_What you are asked to do_
Look through the material below. Copy each line that contains the string "with".

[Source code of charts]

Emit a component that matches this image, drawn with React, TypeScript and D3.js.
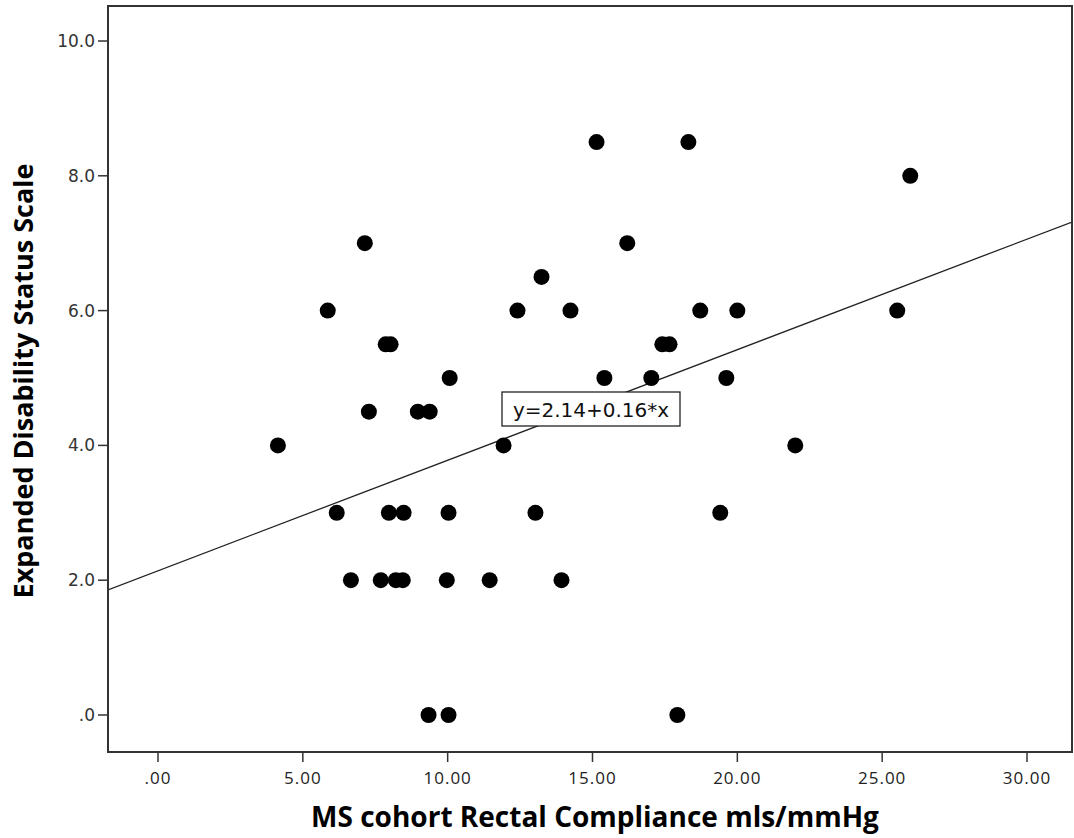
import React from "react";
import * as d3 from "d3";

const compliance = [4.14, 5.86, 6.17, 6.66, 7.14, 7.28, 7.69, 7.86, 8.03, 7.97, 8.21, 8.45, 8.48, 8.97, 9.38, 9.34, 10.03, 9.97, 10.03, 10.07, 11.45, 11.93, 12.41, 13.03, 13.24, 13.93, 14.24, 15.14, 15.41, 16.2, 17.03, 17.41, 17.66, 17.93, 18.31, 18.72, 19.41, 19.62, 20.0, 22.0, 25.52, 25.97];
const edss = [4, 6, 3, 2, 7, 4.5, 2, 5.5, 5.5, 3, 2, 2, 3, 4.5, 4.5, 0, 0, 2, 3, 5, 2, 4, 6, 3, 6.5, 2, 6, 8.5, 5, 7, 5, 5.5, 5.5, 0, 8.5, 6, 3, 5, 6, 4, 6, 8];
const xTicks = [0, 5, 10, 15, 20, 25, 30];
const yTicks = [0, 2, 4, 6, 8, 10];
const intercept = 2.14;
const slope = 0.164;
const equationLabel = "y=2.14+0.16*x";
const xTitle = "MS cohort Rectal Compliance mls/mmHg";
const yTitle = "Expanded Disability Status Scale";

export default function App() {
  const W = 1074, H = 838;
  const L = 108, R = 1072, T = 6, B = 752;
  const x = d3.scaleLinear().domain([0, 30]).range([158, 1027]);
  const y = d3.scaleLinear().domain([0, 10]).range([715, 715 - 67.4 * 10]);
  const x0 = x.invert(L), x1 = x.invert(R);
  const line = d3.line<number>().x(d => x(d)).y(d => y(intercept + slope * d));
  const tickFmtX = (v: number) => (v === 0 ? ".00" : v.toFixed(2));
  const tickFmtY = (v: number) => (v === 0 ? ".0" : v.toFixed(1));
  const eqX = 591, eqY = 409;
  return (
    <svg width={W} height={H} style={{ position: "absolute", left: 0, top: 0, background: "#fff" }}>
      <rect x={0} y={0} width={W} height={H} fill="#fff" />
      <defs>
        <clipPath id="plot"><rect x={L} y={T} width={R - L} height={B - T} /></clipPath>
      </defs>
      <path d={line([x0, x1]) || ""} stroke="#222" strokeWidth={1.3} fill="none" clipPath="url(#plot)" />
      {compliance.map((c, i) => (
        <circle key={i} cx={x(c)} cy={y(edss[i])} r={8} fill="#000" />
      ))}
      <rect x={eqX - 89} y={eqY - 17} width={178} height={34} fill="#fff" stroke="#222" strokeWidth={1.3} />
      <text x={eqX} y={eqY + 8} textAnchor="middle" fontFamily="'DejaVu Sans', Verdana, sans-serif" fontSize={20} fill="#111">{equationLabel}</text>
      <rect x={L} y={T} width={R - L} height={B - T} fill="none" stroke="#333" strokeWidth={2} />
      {xTicks.map(t => (
        <g key={t}>
          <line x1={x(t)} x2={x(t)} y1={B} y2={B + 10} stroke="#333" strokeWidth={1.5} />
          <text x={x(t)} y={784} textAnchor="middle" fontFamily="'Open Sans', sans-serif" fontSize={17} letterSpacing={1} fill="#222">{tickFmtX(t)}</text>
        </g>
      ))}
      {yTicks.map(t => (
        <g key={t}>
          <line x1={L - 10} x2={L} y1={y(t)} y2={y(t)} stroke="#333" strokeWidth={1.5} />
          <text x={95} y={y(t) + 6} textAnchor="end" fontFamily="'DejaVu Sans', Verdana, sans-serif" fontSize={17} fill="#333">{tickFmtY(t)}</text>
        </g>
      ))}
      <text x={595} y={827} textAnchor="middle" fontFamily="'Open Sans', sans-serif" fontWeight="bold" fontSize={28} fill="#000">{xTitle}</text>
      <text transform={`translate(33,381) rotate(-90)`} textAnchor="middle" fontFamily="'Open Sans', sans-serif" fontWeight="bold" fontSize={27} fill="#000">{yTitle}</text>
    </svg>
  );
}
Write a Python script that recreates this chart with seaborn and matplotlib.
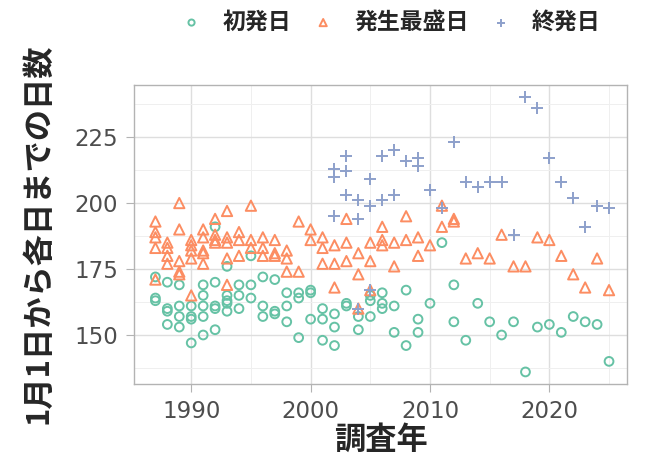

_Task solution_
Emit a component that matches this image, drawn with React, TypeScript and D3.js.
Write a Python script that recreates this chart with seaborn and matplotlib.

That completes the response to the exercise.